While Russia has supported some efforts to restrain and 
penalize Iran's destabilizing behavior, it has also profited 
from it. The United States should work with Russia to end 
military assistance to Iran before entering into a nuclear 
cooperation deal. Section 7 merely codifies that commonsense 
policy.

                                                           Jon Kyl.

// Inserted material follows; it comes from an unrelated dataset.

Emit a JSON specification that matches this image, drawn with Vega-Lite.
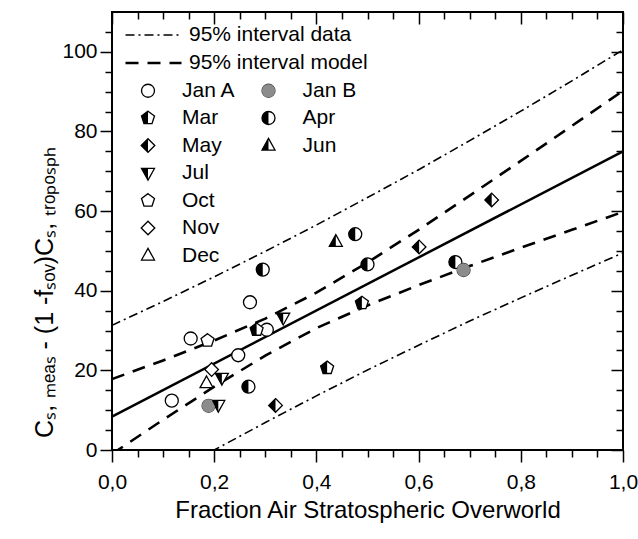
{
  "$schema": "https://vega.github.io/schema/vega-lite/v6.json",
  "width": 511,
  "height": 438,
  "autosize": {"type": "none"},
  "padding": {"left": 112, "top": 12, "right": 15, "bottom": 89},
  "background": "white",
  "datasets": {
    "fit": [{"x": 0, "y": 8.4}, {"x": 1, "y": 75}],
    "bands": [
      {"interval": "95% interval data", "bound": "du", "x": 0, "y": 31.3},
      {"interval": "95% interval data", "bound": "du", "x": 0.1, "y": 37.3},
      {"interval": "95% interval data", "bound": "du", "x": 0.2, "y": 43.5},
      {"interval": "95% interval data", "bound": "du", "x": 0.3, "y": 49.9},
      {"interval": "95% interval data", "bound": "du", "x": 0.4, "y": 56.5},
      {"interval": "95% interval data", "bound": "du", "x": 0.5, "y": 63.4},
      {"interval": "95% interval data", "bound": "du", "x": 0.6, "y": 70.4},
      {"interval": "95% interval data", "bound": "du", "x": 0.7, "y": 77.7},
      {"interval": "95% interval data", "bound": "du", "x": 0.8, "y": 85.1},
      {"interval": "95% interval data", "bound": "du", "x": 0.9, "y": 92.7},
      {"interval": "95% interval data", "bound": "du", "x": 1.0, "y": 100.5},
      {"interval": "95% interval data", "bound": "dl", "x": 0, "y": -14.5},
      {"interval": "95% interval data", "bound": "dl", "x": 0.1, "y": -7.1},
      {"interval": "95% interval data", "bound": "dl", "x": 0.2, "y": 0.0},
      {"interval": "95% interval data", "bound": "dl", "x": 0.3, "y": 6.9},
      {"interval": "95% interval data", "bound": "dl", "x": 0.4, "y": 13.6},
      {"interval": "95% interval data", "bound": "dl", "x": 0.5, "y": 20.1},
      {"interval": "95% interval data", "bound": "dl", "x": 0.6, "y": 26.3},
      {"interval": "95% interval data", "bound": "dl", "x": 0.7, "y": 32.4},
      {"interval": "95% interval data", "bound": "dl", "x": 0.8, "y": 38.2},
      {"interval": "95% interval data", "bound": "dl", "x": 0.9, "y": 43.9},
      {"interval": "95% interval data", "bound": "dl", "x": 1.0, "y": 49.5},
      {"interval": "95% interval model", "bound": "mu", "x": 0, "y": 17.8},
      {"interval": "95% interval model", "bound": "mu", "x": 0.1, "y": 22.5},
      {"interval": "95% interval model", "bound": "mu", "x": 0.2, "y": 27.5},
      {"interval": "95% interval model", "bound": "mu", "x": 0.3, "y": 33.0},
      {"interval": "95% interval model", "bound": "mu", "x": 0.4, "y": 39.5},
      {"interval": "95% interval model", "bound": "mu", "x": 0.5, "y": 47.1},
      {"interval": "95% interval model", "bound": "mu", "x": 0.6, "y": 55.3},
      {"interval": "95% interval model", "bound": "mu", "x": 0.7, "y": 63.9},
      {"interval": "95% interval model", "bound": "mu", "x": 0.8, "y": 72.6},
      {"interval": "95% interval model", "bound": "mu", "x": 0.9, "y": 81.4},
      {"interval": "95% interval model", "bound": "mu", "x": 1.0, "y": 90.2},
      {"interval": "95% interval model", "bound": "ml", "x": 0, "y": -1.0},
      {"interval": "95% interval model", "bound": "ml", "x": 0.1, "y": 7.6},
      {"interval": "95% interval model", "bound": "ml", "x": 0.2, "y": 15.9},
      {"interval": "95% interval model", "bound": "ml", "x": 0.3, "y": 23.7},
      {"interval": "95% interval model", "bound": "ml", "x": 0.4, "y": 30.6},
      {"interval": "95% interval model", "bound": "ml", "x": 0.5, "y": 36.3},
      {"interval": "95% interval model", "bound": "ml", "x": 0.6, "y": 41.4},
      {"interval": "95% interval model", "bound": "ml", "x": 0.7, "y": 46.2},
      {"interval": "95% interval model", "bound": "ml", "x": 0.8, "y": 50.8},
      {"interval": "95% interval model", "bound": "ml", "x": 0.9, "y": 55.3},
      {"interval": "95% interval model", "bound": "ml", "x": 1.0, "y": 59.8}
    ],
    "pts": [
      {"month": "Jan A", "x": 0.117, "y": 12.4},
      {"month": "Jan A", "x": 0.154, "y": 28.0},
      {"month": "Jan A", "x": 0.247, "y": 23.8},
      {"month": "Jan A", "x": 0.270, "y": 37.1},
      {"month": "Jan A", "x": 0.303, "y": 30.2},
      {"month": "Apr", "x": 0.267, "y": 15.9},
      {"month": "Apr", "x": 0.295, "y": 45.3},
      {"month": "Apr", "x": 0.476, "y": 54.2},
      {"month": "Apr", "x": 0.500, "y": 46.6},
      {"month": "Apr", "x": 0.672, "y": 47.2},
      {"month": "Jan B", "x": 0.189, "y": 11.1},
      {"month": "Jan B", "x": 0.688, "y": 45.2},
      {"month": "Mar", "x": 0.283, "y": 30.2},
      {"month": "Mar", "x": 0.489, "y": 36.9},
      {"month": "Mar", "x": 0.421, "y": 20.6},
      {"month": "May", "x": 0.320, "y": 11.2},
      {"month": "May", "x": 0.601, "y": 51.0},
      {"month": "May", "x": 0.743, "y": 62.8},
      {"month": "Jun", "x": 0.438, "y": 52.3},
      {"month": "Jul", "x": 0.215, "y": 18.1},
      {"month": "Jul", "x": 0.208, "y": 11.3},
      {"month": "Jul", "x": 0.335, "y": 33.2},
      {"month": "Oct", "x": 0.187, "y": 27.5},
      {"month": "Nov", "x": 0.195, "y": 20.2},
      {"month": "Dec", "x": 0.185, "y": 16.8}
    ]
  },
  "layer": [
    {
      "data": {"name": "fit"},
      "mark": {"type": "line", "color": "black", "strokeWidth": 2.5},
      "encoding": {
        "x": {
          "field": "x", "type": "quantitative",
          "scale": {"domain": [0, 1], "nice": false, "zero": false},
          "axis": {
            "orient": "bottom",
            "values": [0, 0.05, 0.1, 0.15, 0.2, 0.25, 0.3, 0.35, 0.4, 0.45, 0.5, 0.55, 0.6, 0.65, 0.7, 0.75, 0.8, 0.85, 0.9, 0.95, 1],
            "labelExpr": "round(datum.value*100) % 20 === 0 ? replace(format(datum.value, '.1f'), '.', ',') : ''",
            "tickSize": {"condition": {"test": "round(datum.value*100) % 20 === 0", "value": 12}, "value": 7},
            "labelPadding": 9,
            "labelFlush": false,
            "labelOverlap": false,
            "title": "Fraction Air Stratospheric Overworld",
            "titleFontSize": 24,
            "titleY": 67,
            "titleBaseline": "alphabetic"
          }
        },
        "y": {
          "field": "y", "type": "quantitative",
          "scale": {"domain": [0, 110], "nice": false, "zero": false},
          "axis": {
            "orient": "left",
            "values": [0, 5, 10, 15, 20, 25, 30, 35, 40, 45, 50, 55, 60, 65, 70, 75, 80, 85, 90, 95, 100, 105],
            "labelExpr": "datum.value % 20 === 0 ? datum.label : ''",
            "tickSize": {"condition": {"test": "datum.value % 20 === 0", "value": 12}, "value": 7},
            "labelPadding": 3,
            "labelOverlap": false,
            "labelFlush": false,
            "title": "Cₛ, ₘₑₐₛ - (1 -fₛₒᵥ)Cₛ, ₜᵣₒₚₒₛₚₕ",
            "titleFontSize": 25,
            "titleAngle": -90,
            "titleX": -68,
            "titleY": 280,
            "titleAlign": "center",
            "titleBaseline": "middle"
          }
        }
      }
    },
    {
      "data": {"name": "bands"},
      "mark": {"type": "line", "clip": true, "color": "black"},
      "encoding": {
        "x": {
          "field": "x", "type": "quantitative",
          "scale": {"domain": [0, 1], "nice": false, "zero": false},
          "axis": {
            "orient": "top",
            "values": [0, 0.05, 0.1, 0.15, 0.2, 0.25, 0.3, 0.35, 0.4, 0.45, 0.5, 0.55, 0.6, 0.65, 0.7, 0.75, 0.8, 0.85, 0.9, 0.95, 1],
            "labels": false,
            "title": null,
            "tickSize": {"condition": {"test": "round(datum.value*100) % 20 === 0", "value": -12}, "value": -7}
          }
        },
        "y": {
          "field": "y", "type": "quantitative",
          "scale": {"domain": [0, 110], "nice": false, "zero": false},
          "axis": {
            "orient": "right",
            "values": [0, 5, 10, 15, 20, 25, 30, 35, 40, 45, 50, 55, 60, 65, 70, 75, 80, 85, 90, 95, 100, 105],
            "labels": false,
            "title": null,
            "tickSize": {"condition": {"test": "datum.value % 20 === 0", "value": -12}, "value": -7}
          }
        },
        "detail": {"field": "bound", "type": "nominal"},
        "strokeDash": {
          "field": "interval", "type": "nominal",
          "scale": {"domain": ["95% interval data", "95% interval model"], "range": [[9, 4, 2, 4], [13, 9]]},
          "legend": {
            "orient": "none", "legendX": 31, "legendY": 12.5,
            "title": null,
            "symbolType": "M-4,0L4,0",
            "symbolSize": 196,
            "symbolStrokeColor": "black",
            "symbolStrokeWidth": 2,
            "labelOffset": 25,
            "labelLimit": 400,
            "rowPadding": 6
          }
        },
        "strokeWidth": {
          "field": "interval", "type": "nominal",
          "scale": {"type": "ordinal", "domain": ["95% interval data", "95% interval model"], "range": [1.6, 2.6]},
          "legend": {
            "orient": "none", "legendX": 31, "legendY": 12.5,
            "title": null,
            "symbolType": "M-4,0L4,0",
            "symbolSize": 196,
            "symbolStrokeColor": "black",
            "symbolStrokeWidth": 2,
            "labelOffset": 25,
            "labelLimit": 400,
            "rowPadding": 6
          }
        }
      }
    },
    {
      "data": {"name": "pts"},
      "mark": {"type": "point", "filled": false, "fill": "white", "strokeWidth": 1.3, "size": 169, "opacity": 1},
      "encoding": {
        "x": {"field": "x", "type": "quantitative", "scale": {"domain": [0, 1], "nice": false, "zero": false}, "axis": null},
        "y": {"field": "y", "type": "quantitative", "scale": {"domain": [0, 110], "nice": false, "zero": false}, "axis": null},
        "stroke": {
          "field": "month", "type": "nominal",
          "scale": {
            "domain": ["Jan A", "Jan B", "Mar", "Apr", "May", "Jun", "Jul", "_1", "Oct", "_2", "Nov", "_3", "Dec"],
            "range": ["black", "#444444", "black", "black", "black", "black", "black", "black", "black", "black", "black", "black", "black"]
          },
          "legend": {
            "orient": "none", "legendX": 25.5, "legendY": 68,
            "title": null,
            "direction": "horizontal",
            "columns": 2,
            "symbolSize": 169,
            "symbolStrokeWidth": 1.3,
            "labelOffset": 23.5,
            "rowPadding": 5.5,
            "columnPadding": 21.5,
            "labelExpr": "substring(datum.label, 0, 1) === '_' ? '' : datum.label"
          }
        },
        "shape": {
          "field": "month", "type": "nominal",
          "scale": {
            "domain": ["Jan A", "Jan B", "Mar", "Apr", "May", "Jun", "Jul", "_1", "Oct", "_2", "Nov", "_3", "Dec"],
            "range": [
              "M1,0A1,1,0,1,1,-1,0A1,1,0,1,1,1,0Z",
              "M1,0A1,1,0,1,1,-1,0A1,1,0,1,1,1,0Z",
              "M0,-1.05L1,-0.32L0.62,0.85L-0.62,0.85L-1,-0.32Z",
              "M1,0A1,1,0,1,1,-1,0A1,1,0,1,1,1,0Z",
              "M0,-1.05L1.05,0L0,1.05L-1.05,0Z",
              "M0,-1.1L1,0.7L-1,0.7Z",
              "M-1,-0.7L1,-0.7L0,1.1Z",
              "M0,0",
              "M0,-1.05L1,-0.32L0.62,0.85L-0.62,0.85L-1,-0.32Z",
              "M0,0",
              "M0,-1.05L1.05,0L0,1.05L-1.05,0Z",
              "M0,0",
              "M0,-1.1L1,0.7L-1,0.7Z"
            ]
          },
          "legend": {
            "orient": "none", "legendX": 25.5, "legendY": 68,
            "title": null,
            "direction": "horizontal",
            "columns": 2,
            "symbolSize": 169,
            "symbolStrokeWidth": 1.3,
            "labelOffset": 23.5,
            "rowPadding": 5.5,
            "columnPadding": 21.5,
            "labelExpr": "substring(datum.label, 0, 1) === '_' ? '' : datum.label"
          }
        }
      }
    },
    {
      "data": {"name": "pts"},
      "mark": {"type": "point", "filled": true, "strokeWidth": 0, "size": 169, "opacity": 1},
      "encoding": {
        "x": {"field": "x", "type": "quantitative", "scale": {"domain": [0, 1], "nice": false, "zero": false}, "axis": null},
        "y": {"field": "y", "type": "quantitative", "scale": {"domain": [0, 110], "nice": false, "zero": false}, "axis": null},
        "fill": {
          "field": "month", "type": "nominal",
          "scale": {
            "domain": ["Jan A", "Jan B", "Mar", "Apr", "May", "Jun", "Jul", "_1", "Oct", "_2", "Nov", "_3", "Dec"],
            "range": ["black", "#8c8c8c", "black", "black", "black", "black", "black", "black", "black", "black", "black", "black", "black"]
          },
          "legend": {
            "orient": "none", "legendX": 25.5, "legendY": 68,
            "title": null,
            "direction": "horizontal",
            "columns": 2,
            "symbolSize": 169,
            "symbolStrokeWidth": 0,
            "labelOffset": 23.5,
            "rowPadding": 5.5,
            "columnPadding": 21.5,
            "labelOpacity": 0,
            "labelExpr": "substring(datum.label, 0, 1) === '_' ? '' : datum.label"
          }
        },
        "shape": {
          "field": "month", "type": "nominal",
          "scale": {
            "domain": ["Jan A", "Jan B", "Mar", "Apr", "May", "Jun", "Jul", "_1", "Oct", "_2", "Nov", "_3", "Dec"],
            "range": [
              "M0,0",
              "M1,0A1,1,0,1,1,-1,0A1,1,0,1,1,1,0Z",
              "M0,-1.05L-1,-0.32L-0.62,0.85L0,0.85Z",
              "M0,-1A1,1,0,0,0,0,1Z",
              "M0,-1.05L-1.05,0L0,1.05Z",
              "M0,-1.1L-1,0.7L0,0.7Z",
              "M-1,-0.7L0,-0.7L0,1.1Z",
              "M0,0",
              "M0,0",
              "M0,0",
              "M0,0",
              "M0,0",
              "M0,0"
            ]
          },
          "legend": {
            "orient": "none", "legendX": 25.5, "legendY": 68,
            "title": null,
            "direction": "horizontal",
            "columns": 2,
            "symbolSize": 169,
            "symbolStrokeWidth": 0,
            "labelOffset": 23.5,
            "rowPadding": 5.5,
            "columnPadding": 21.5,
            "labelOpacity": 0,
            "labelExpr": "substring(datum.label, 0, 1) === '_' ? '' : datum.label"
          }
        }
      }
    }
  ],
  "resolve": {
    "scale": {"shape": "independent", "fill": "independent", "stroke": "independent"},
    "axis": {"x": "independent", "y": "independent"},
    "legend": {"shape": "independent", "fill": "independent", "stroke": "independent"}
  },
  "config": {
    "font": "Liberation Sans",
    "view": {"stroke": "black", "strokeWidth": 2},
    "axis": {
      "domain": false,
      "grid": false,
      "tickColor": "black",
      "tickWidth": 1.5,
      "labelColor": "black",
      "labelFont": "Liberation Sans",
      "labelFontSize": 21,
      "titleFont": "Liberation Sans",
      "titleFontWeight": "normal",
      "titleColor": "black"
    },
    "legend": {
      "padding": 0,
      "labelFont": "Liberation Sans",
      "labelFontSize": 21,
      "labelColor": "black",
      "symbolLimit": 0
    }
  }
}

                   ADDITIONAL VIEWS OF SENATOR SMITH

    The Chairman's mark, which builds on legislation (S. 970) 
that Senator Durbin and I wrote, is an important step in the 
advancement of a diplomatic solution to prevent Iran's 
development of a closed nuclear cycle.
    The United States, in conjunction with our European 
partners, is solidly committed to preventing nuclear 
proliferation. In the Middle East, our success in achieving 
this goal is critical.
    If Iran is allowed to perfect a closed nuclear cycle and 
build nuclear armaments, it will not be long before other 
regional powers follow suit. In addition, Iran's hostility to 
Israel's existence and bellicose rhetoric make the long-term 
destabilizing influence of a nuclear Iran intolerable. The 
world urgently needs intensified diplomacy, consisting of 
carrots and targeted sticks, to encourage Iran to abandon its 
nuclear ambitions.
    I am confident that this legislation will be an important 
part of that diplomacy, complimenting efforts already underway 
to apply pressure to enablers and abettors of the regime. These 
steps, which include the sanctioning of major Iranian banks and 
senior officials involved with the nuclear program and 
terrorism, have significantly increased the cost of nuclear 
enrichment for Iran, without disproportionately harming the 
Iranian people.
    We have no grievance with the Iranian people, who live in 
an autocracy and are isolated from much of the decision-making 
by their leaders. Indeed, to help build ties with the Iranian 
people, this legislation will authorize educational and 
cultural exchange programs in the United States. These programs 
will help counter the Iranian regime's propaganda and help 
eventually draw a peaceful, democratic Iran into partnership 
with the United States and the rest of the free world.
    Iran is not building its nuclear program in a vacuum, and 
the international community must be an integral part of the 
sanctions process. Unfortunately, certain nations like Russia 
are continuing to assist in Iranian nuclear and weapons 
programs, while paying lip service to the need for 
nonproliferation. In light of this fact, a key provision of 
this legislation would ban Russia from obtaining a so-called 
123 nuclear agreement with the United States until it halts 
cooperation with Iran's nuclear, advanced weapons, and missile 
programs, or until Iran dismantles its enrichment facilities. 
We must make clear to Russia that it cannot continue to deal 
lethal technologies to Iran and still reap the benefits of 
civilian nuclear cooperation with the United States.
    Key to the success of the diplomatic process is bold action 
by the United Nations Security Council (UNSC), which to date 
has adopted three sanctions resolutions in response to Iran's 
continuing enrichment of uranium. I am pleased with the steps 
taken so far, but much more needs to be done. To this end, the 
UNSC should continue to take the lead in negotiating an end to 
Iran's nuclear program.
    I do support unilateral sanctions lightly. However, the 
case before us in Iran is pressing and distinctive enough that 
unilateral sanctions can be very useful. They can help buttress 
UNSC sanctions resolutions, while choking off Iranian 
activities in international banking and high technology. These 
steps are critical to an engaged, international diplomatic 
effort, and vital to a peaceful resolution of the current 
impasse.
                                                   Gordon H. Smith.